The left-back gave a very good account of himself as he replaced Patrice Evra and did everything right. Strong in attack and defence he tormented Sunderland and could have scored twice. Top marks for the new boy.

In midfield Michael Carrick was imperious. He dominates the weak teams and destroyed Sunderland through the middle. It’s only against the very best that the lack of a partner of equal, or better, quality exposes him. Against teams like Sunderland he is a giant.

Anderson by contrast just doesn’t do it for me. I want him to be good but only a few League Cup games have impressed me. He just doesn’t do enough. I can’t see Sir Alez having much more patience with the boy.

Our wingers were also not in form; Antonio Valencia has been poor this year and showed it again today. He isn’t anyway near the player of last season. Ashley Young is also in poor form and so the supply line to the willing but ineffective Shinji Kagawa and the classy but out of form Robin van Perfect was erratic.

United did enough, completed over 9 hours of clean sheets, took the 3 points and hardly broke a sweat in doing so.

As an exercise in winning the league this was as professional as it comes.
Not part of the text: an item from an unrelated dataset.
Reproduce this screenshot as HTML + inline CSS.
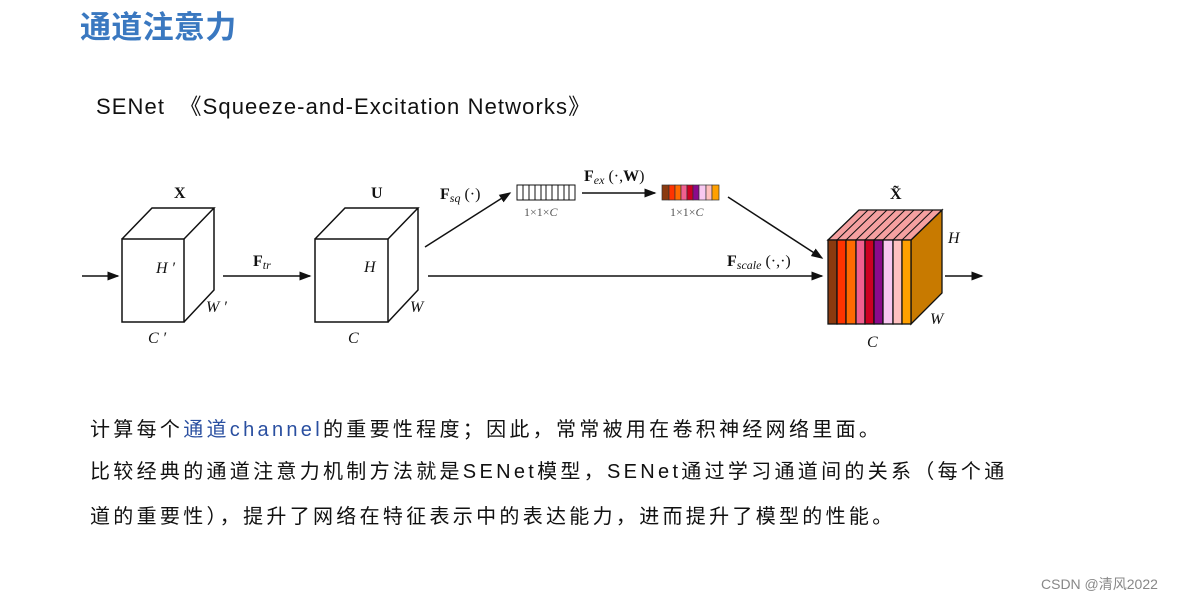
<!DOCTYPE html>
<html><head><meta charset="utf-8"><style>
body{margin:0;width:1189px;height:601px;background:#fff;overflow:hidden;position:relative;font-family:"Liberation Sans","Noto Sans CJK SC",sans-serif}
.t{position:absolute;white-space:nowrap}
.b{font-size:20px;color:#111;letter-spacing:3.3px}
</style></head><body>
<div class="t" style="left:80px;top:2px;font-size:31px;font-weight:bold;color:#3a78c0;letter-spacing:0.3px">通道注意力</div>
<div class="t" style="left:96px;top:89px;font-size:22px;color:#111;letter-spacing:1.1px">SENet &nbsp;《Squeeze-and-Excitation Networks》</div>
<svg style="position:absolute;left:0;top:0" width="1189" height="601" font-family="Liberation Serif, serif">
<defs><marker id="a" markerWidth="8" markerHeight="8" refX="7" refY="4" orient="auto"><path d="M0,1 L8,4 L0,7 Z" fill="#111"/></marker></defs>
<g stroke="#111" stroke-width="1.5" fill="none">
<line x1="82" y1="276" x2="118" y2="276" marker-end="url(#a)"/>
<rect x="122" y="239" width="62" height="83"/>
<path d="M122,239 L152,208 L214,208 L184,239 M214,208 L214,290 L184,322"/>
<line x1="223" y1="276" x2="310" y2="276" marker-end="url(#a)"/>
<rect x="315" y="239" width="73" height="83"/>
<path d="M315,239 L345,208 L418,208 L388,239 M418,208 L418,290 L388,322"/>
<line x1="425" y1="247" x2="510" y2="193" marker-end="url(#a)"/>
<line x1="428" y1="276" x2="822" y2="276" marker-end="url(#a)"/>
<line x1="582" y1="193" x2="655" y2="193" marker-end="url(#a)"/>
<line x1="728" y1="197" x2="822" y2="258" marker-end="url(#a)"/>
<line x1="945" y1="276" x2="982" y2="276" marker-end="url(#a)"/>
</g>
<g stroke="#111" stroke-width="1" fill="#fff">
<rect x="517" y="185" width="58" height="15"/>
<path d="M523,185v15M529,185v15M535,185v15M541,185v15M546,185v15M552,185v15M558,185v15M564,185v15M569,185v15"/>
</g>
<g stroke="#333" stroke-width="0.7">
<rect x="662" y="185" width="7" height="15" fill="#8B3A0F"/><rect x="669" y="185" width="6" height="15" fill="#FF3300"/><rect x="675" y="185" width="6" height="15" fill="#FF6A00"/><rect x="681" y="185" width="6" height="15" fill="#F06090"/><rect x="687" y="185" width="6" height="15" fill="#CC0022"/><rect x="693" y="185" width="6" height="15" fill="#8B0A8B"/><rect x="699" y="185" width="7" height="15" fill="#F8C8F0"/><rect x="706" y="185" width="6" height="15" fill="#FFC0C0"/><rect x="712" y="185" width="7" height="15" fill="#FFA000"/>
</g>
<g stroke="#111" stroke-width="1.3">
<path d="M911,240 L942,210 L942,293 L911,324 Z" fill="#C87A00"/>
<path d="M828,240 L859,210 L942,210 L911,240 Z" fill="#F5A0A0"/>
<path d="M837,240l31,-30M846,240l31,-30M856,240l31,-30M865,240l31,-30M874,240l31,-30M883,240l31,-30M893,240l31,-30M902,240l31,-30" stroke-width="1"/>
<rect x="828" y="240" width="9" height="84" fill="#8B3A0F"/><rect x="837" y="240" width="9" height="84" fill="#FF3300"/><rect x="846" y="240" width="10" height="84" fill="#FF6A00"/><rect x="856" y="240" width="9" height="84" fill="#F06090"/><rect x="865" y="240" width="9" height="84" fill="#CC0022"/><rect x="874" y="240" width="9" height="84" fill="#8B0A8B"/><rect x="883" y="240" width="10" height="84" fill="#F8C8F0"/><rect x="893" y="240" width="9" height="84" fill="#FFC0C0"/><rect x="902" y="240" width="9" height="84" fill="#FFA000"/>
</g>
<g fill="#111" font-size="16">
<text x="174" y="198" font-weight="bold">X</text>
<text x="371" y="198" font-weight="bold">U</text>
<text x="890" y="199" font-weight="bold">X̃</text>
<text x="156" y="273" font-style="italic">H ′</text>
<text x="206" y="312" font-style="italic">W ′</text>
<text x="148" y="343" font-style="italic">C ′</text>
<text x="364" y="272" font-style="italic">H</text>
<text x="410" y="312" font-style="italic">W</text>
<text x="348" y="343" font-style="italic">C</text>
<text x="948" y="243" font-style="italic">H</text>
<text x="930" y="324" font-style="italic">W</text>
<text x="867" y="347" font-style="italic">C</text>
<text x="253" y="266"><tspan font-weight="bold">F</tspan><tspan font-size="12" font-style="italic" dy="3">tr</tspan></text>
<text x="440" y="199"><tspan font-weight="bold">F</tspan><tspan font-size="12" font-style="italic" dy="3">sq</tspan><tspan dy="-3"> (·)</tspan></text>
<text x="584" y="181"><tspan font-weight="bold">F</tspan><tspan font-size="12" font-style="italic" dy="3">ex</tspan><tspan dy="-3"> (·,</tspan><tspan font-weight="bold">W</tspan>)</text>
<text x="727" y="266"><tspan font-weight="bold">F</tspan><tspan font-size="12" font-style="italic" dy="3">scale</tspan><tspan dy="-3"> (·,·)</tspan></text>
<text x="524" y="216" font-size="12" fill="#555">1×1×<tspan font-style="italic">C</tspan></text>
<text x="670" y="216" font-size="12" fill="#555">1×1×<tspan font-style="italic">C</tspan></text>
</g>
</svg>
<div class="t b" style="left:90px;top:413px">计算每个<span style="color:#2a4fa0">通道channel</span>的重要性程度；因此，常常被用在卷积神经网络里面。</div>
<div class="t b" style="left:90px;top:455px">比较经典的通道注意力机制方法就是SENet模型，SENet通过学习通道间的关系（每个通</div>
<div class="t b" style="left:90px;top:500px">道的重要性），提升了网络在特征表示中的表达能力，进而提升了模型的性能。</div>
<div class="t" style="left:1041px;top:574px;font-size:14px;color:#888">CSDN @清风2022</div>
</body></html>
As a game in which De Gea, Van Perfect, Kagawa, Anderson, Young and Valencia found some form this was an exercise in futility. As a spectacle this was like a bully beating up a weakling.

Manchester United only have to avoid defeat against Manchester City to have the league won.

But the English Premier League needs better teams than Sunderland to retain its crown as the best league in the World because this was not an exciting contest by any measure!